Saturday, January 30, 2010

Postcard Memoir

She Says (she still exists, despite the 12/5/09 post - she's become enamored of facebook) sent me an email about how this teacher at the NOW Academy in LA, in a poor part of Koreatown, wanted postcards representing various parts of the world.

Rather than send her class actual postcards from Minnesota, I sent them Larry Sutin's book, A Postcard Memoir. Larry was my professor at Hamline when I was doing my Master's in writing and scribbling a thesis on dystopias. He's done books on Aleister Crowley and Philip K. Dick as well. But this book is beautiful, and contains pictures of postcards from his collection (he also collects pens from drug companies - a hobby my mother has been helping me to facilitate for him for years) from all over the world, with a bent toward Minnesota: pictures of old hotels (like the Leamington), Annandale, Lake Pepin, et al. If you want a postcard of Minnesota, Larry's pictures are unique.

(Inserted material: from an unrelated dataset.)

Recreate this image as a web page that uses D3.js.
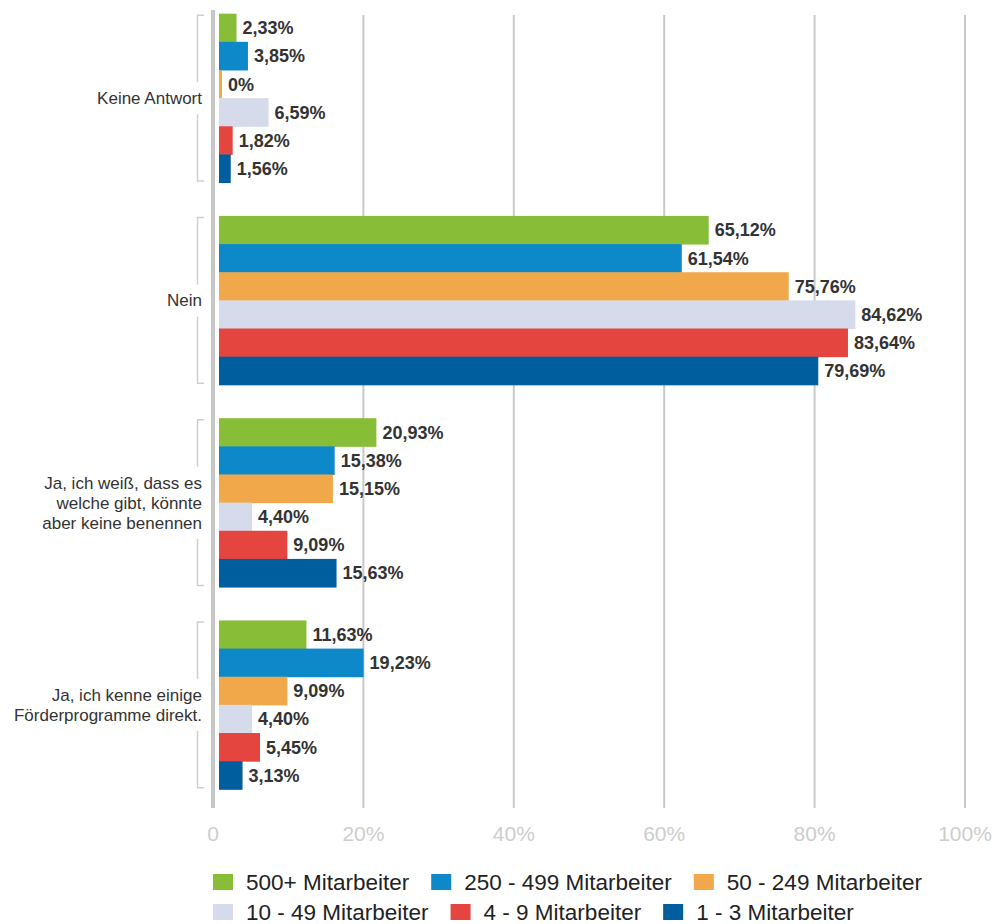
<!DOCTYPE html>
<html lang="de">
<head>
<meta charset="UTF-8">
<title>Förderprogramme</title>
<style>
  body { margin: 0; background: #fff; }
  text { font-family: "Liberation Sans", Arial, sans-serif; }
</style>
</head>
<body>
<svg width="993" height="924"></svg>
<script src="https://cdnjs.cloudflare.com/ajax/libs/d3/7.8.5/d3.min.js"></script>
<script>
// categories, top to bottom
var categories = [
  "Keine Antwort",
  "Nein",
  "Ja, ich weiß, dass es\nwelche gibt, könnte\naber keine benennen",
  "Ja, ich kenne einige\nFörderprogramme direkt."
];

var seriesNames = ["500+ Mitarbeiter", "250 - 499 Mitarbeiter", "50 - 249 Mitarbeiter",
                   "10 - 49 Mitarbeiter", "4 - 9 Mitarbeiter", "1 - 3 Mitarbeiter"];
var seriesColors = ["#88bd37", "#0d88c8", "#f0a84b", "#d6dbeb", "#e4453f", "#015e9e"];

// values per series, in category order
var s500 = [2.33, 65.12, 20.93, 11.63];
var s250 = [3.85, 61.54, 15.38, 19.23];
var s50  = [0, 75.76, 15.15, 9.09];
var s10  = [6.59, 84.62, 4.40, 4.40];
var s4   = [1.82, 83.64, 9.09, 5.45];
var s1   = [1.56, 79.69, 15.63, 3.13];
var seriesValues = [s500, s250, s50, s10, s4, s1];

var ticks = [0, 20, 40, 60, 80, 100];

var svg = d3.select("svg");

var x = d3.scaleLinear().domain([0, 100]).range([213, 965]);
var y = d3.scaleBand().domain(categories).range([-3, 806]).paddingInner(0.165).paddingOuter(0.0825);
var ys = d3.scaleBand().domain(seriesNames).range([0, y.bandwidth()]);

var fmt = function(v) { return v === 0 ? "0%" : v.toFixed(2).replace(".", ",") + "%"; };

// gridlines
svg.append("g").selectAll("line")
  .data(ticks.slice(1))
  .enter().append("line")
  .attr("x1", d => x(d)).attr("x2", d => x(d))
  .attr("y1", 15).attr("y2", 808)
  .attr("stroke", "#c9c9c9").attr("stroke-width", 2);

// axis line
svg.append("line")
  .attr("x1", x(0)).attr("x2", x(0))
  .attr("y1", 10).attr("y2", 808)
  .attr("stroke", "#c6c6c6").attr("stroke-width", 4);

// tick labels
svg.append("g").selectAll("text")
  .data(ticks)
  .enter().append("text")
  .attr("x", d => x(d)).attr("y", 841)
  .attr("text-anchor", "middle")
  .attr("fill", "#cdcdcd")
  .style("font-size", "21px")
  .text(d => d === 0 ? "0" : d + "%");

// rows
var rows = [];
categories.forEach(function(c, ci) {
  seriesNames.forEach(function(s, si) {
    rows.push({cat: c, series: s, color: seriesColors[si], value: seriesValues[si][ci]});
  });
});

var bw = d => Math.max(3, x(d.value) - x(0));

var bars = svg.append("g");
bars.selectAll("rect")
  .data(rows)
  .enter().append("rect")
  .attr("x", x(0) + 6)
  .attr("y", d => y(d.cat) + ys(d.series))
  .attr("width", bw)
  .attr("height", ys.bandwidth() + 0.5)
  .attr("fill", d => d.color);

bars.selectAll("text")
  .data(rows)
  .enter().append("text")
  .attr("x", d => x(0) + 6 + bw(d) + 6)
  .attr("y", d => y(d.cat) + ys(d.series) + ys.bandwidth() / 2)
  .attr("dy", "0.36em")
  .attr("fill", "#333")
  .style("font-size", "18px")
  .style("font-weight", "bold")
  .text(d => fmt(d.value));

// category labels with brackets
var cat = svg.append("g").selectAll("g")
  .data(categories)
  .enter().append("g")
  .attr("transform", d => "translate(0," + y(d) + ")");

cat.each(function(d) {
  var g = d3.select(this);
  var lines = d.split("\n");
  var h = y.bandwidth();
  var lh = 20;
  var mid = h / 2;
  var half = lines.length * lh / 2 + 6;
  var t = g.append("text")
    .attr("text-anchor", "end")
    .attr("fill", "#333")
    .style("font-size", "17px");
  lines.forEach(function(l, i) {
    t.append("tspan")
      .attr("x", 202)
      .attr("y", mid + (i - (lines.length - 1) / 2) * lh)
      .attr("dy", "0.35em")
      .text(l);
  });
  var path = d3.path();
  path.moveTo(204, 1.5); path.lineTo(197.5, 1.5); path.lineTo(197.5, mid - half);
  path.moveTo(197.5, mid + half); path.lineTo(197.5, h - 1.5); path.lineTo(204, h - 1.5);
  g.append("path")
    .attr("d", path.toString())
    .attr("fill", "none")
    .attr("stroke", "#cfcfcf")
    .attr("stroke-width", 1.5);
});

// legend
var legendRows = [[0, 1, 2], [3, 4, 5]];
legendRows.forEach(function(r, ri) {
  var lx = 213;
  var ly = 882 + ri * 30;
  r.forEach(function(si) {
    svg.append("rect")
      .attr("x", lx).attr("y", ly - 8)
      .attr("width", 20).attr("height", 16)
      .attr("fill", seriesColors[si]);
    var t = svg.append("text")
      .attr("x", lx + 33).attr("y", ly)
      .attr("dy", "0.35em")
      .attr("fill", "#222")
      .style("font-size", "22.5px")
      .text(seriesNames[si]);
    lx += 33 + t.node().getComputedTextLength() + 22;
  });
});
</script>
</body>
</html>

However. It's a memoir. So some of the writing accompanying the postcards is a bit racy for 2nd and 3rd graders. I'm not so sure they care to know that Larry's mother was gang raped in the French wilderness when she was a Jewish resistance fighter in WWII (his parents are the subject of another book - also very good. Or that they need to know he first masturbated to Cyd Charisse. Twice. I'm glad I didn't know that when we saw each other several times a week. Singing in the Rain is perhaps one of my favorite things in the world. I hate to think of someone wanking to it. And there are a few postcards featuring the odd Greek/Roman statue with the highlighted phallus.

My hope is that the teacher will be sharp enough to simply pick out the postcards that are interesting and present them without presenting any of the text (at least any of the inappropriate text). After all, my teachers in elementary (one in particular) were kind enough to deal with me when I said "vagina" several times in several minutes without raising a serious ruckus. So I suspect they're experts at sifting and dealing with inappropriate material, yet might appreciate that the inappropriate bits are appropriate for them during non-school reading time.

Good luck with all that, Mrs. Sakai. I hope you show them the Annandale Card. That's probably very close to the field where I almost got hypothermia during a Scouting event!